Independent living communities typically have a homeowners association or a property management company that signs the service contract. Your contact is a facilities director or HOA board member, not the individual resident. This is a commercial-style relationship — expect formal agreements, monthly invoicing, and occasional performance reviews.

Condominiums and 55-plus gated subdivisions often work similarly, but smaller associations may have a volunteer board. In these cases, expect more personal relationships and occasional questions directly from residents when they walk outside during your visit.

Assisted living and memory care facilities are fully managed properties. The maintenance director handles vendor relationships. These accounts usually require proof of liability insurance and sometimes a background check, but they offer large pools serviced on tight schedules with zero homeowner interference.

Before you approach any of these communities, make sure your business is properly licensed, insured, and organized enough to handle a formal vendor application. In Florida, pool service contractors are regulated by the state, so your CPO certification and contractor license need to be current before you knock on any facility manager's door.

Building Your First Accounts in North Miami

Cold outreach works, but warm introductions work better. Start by identifying communities within a tight geographic radius — aim for a cluster that can be serviced in a single morning run. The denser your route, the lower your fuel and labor cost per stop.

Here are practical steps to get your first senior-living accounts:

  • Visit the facilities office in person. Bring a one-page company overview with your license number, insurance certificate, and a brief service menu. Facility managers respond better to face-to-face introductions than cold emails.
  • Offer a free water chemistry inspection. This creates a low-stakes first interaction and often uncovers chemistry problems the current vendor is ignoring. If their water is out of balance, that is your opening.
  • Ask for referrals from existing residential clients. If you already service homes in the area, a happy customer who lives in a 55-plus community may know the HOA board president personally.
  • Check vendor portals. Larger property management companies post vendor RFPs online. Register with companies like FirstService Residential or Greystar to receive notifications when contracts in your area come up for bid.

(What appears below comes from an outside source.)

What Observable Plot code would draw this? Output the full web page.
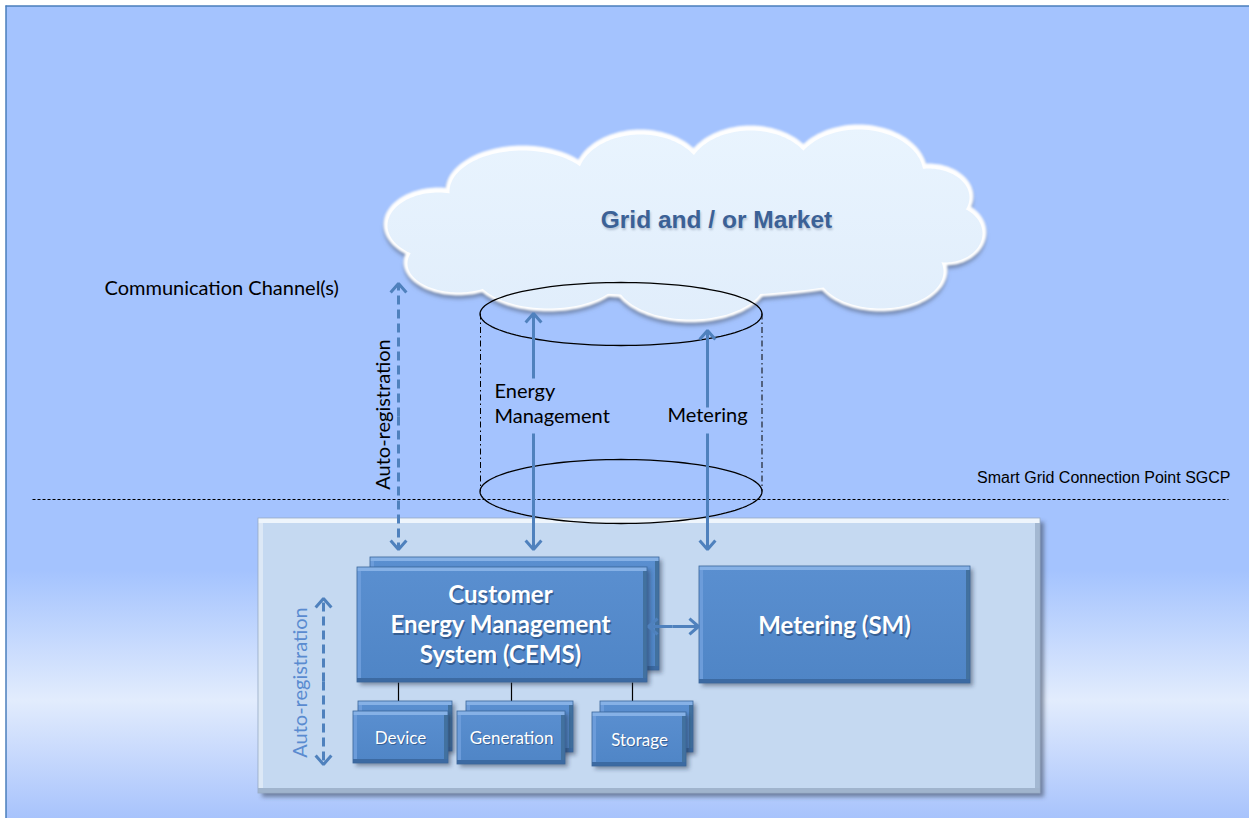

Expect a longer sales cycle than residential door-knocking. Budget three to six months to convert your first facility account. The payoff is a single contract that can replace eight to twelve individual residential stops.

Pricing Routes in Senior Living Markets

Pricing for community pool accounts is driven by frequency, volume, and chemistry demands. A shared pool at a 200-unit assisted living facility may need service four or five days per week, heavy chemical use, and detailed service logs for state health inspectors. Price accordingly.

For HOA pools in smaller 55-plus developments, weekly service is standard, and chemical costs are predictable. A common mistake new operators make is bidding these accounts at residential single-family rates. Community pools carry more liability, more chemical volume, and more regulatory scrutiny — your price should reflect that.

If you are building a route from scratch rather than acquiring an existing one, compare what established pool routes for sale in the area are generating monthly. That benchmark will help you understand what realistic revenue looks like before you invest heavily in marketing to senior communities.

Operational Habits That Win Long-Term Contracts

Senior living facility managers remember two things: problems and professionalism. Your goal is to be invisible when things go well and instantly responsive when something goes wrong.

A few habits that consistently win renewals in this market:

  • Leave a written service report after every visit. Note chemical readings, equipment observations, and any issues flagged. Facility managers use these logs for state compliance audits. If you make their life easier at inspection time, you become indispensable.
  • Respond to calls within two hours during business days. In residential work you might get away with a callback the next morning. In facility work, a green pool before a weekend resident event is a serious problem. Fast response protects both parties.
  • Flag equipment issues before they become failures. If a pump motor is showing signs of wear, tell the facilities director in writing. Give them time to budget for the repair rather than getting blamed when it fails on a holiday weekend.

The Long Game in North Miami

The senior population in North Miami is not shrinking. New 55-plus developments continue to be approved in Miami-Dade County, and the existing stock of communities is growing as baby boomers move into retirement housing. For a pool service operator who builds the right relationships and maintains consistent service quality, this market offers a durable, growing revenue base that is far less volatile than chasing individual homeowner accounts.

Start small, execute well, and let your track record do the selling. One well-run facility contract is the best advertisement you can have when the neighboring community manager starts asking around for a new vendor.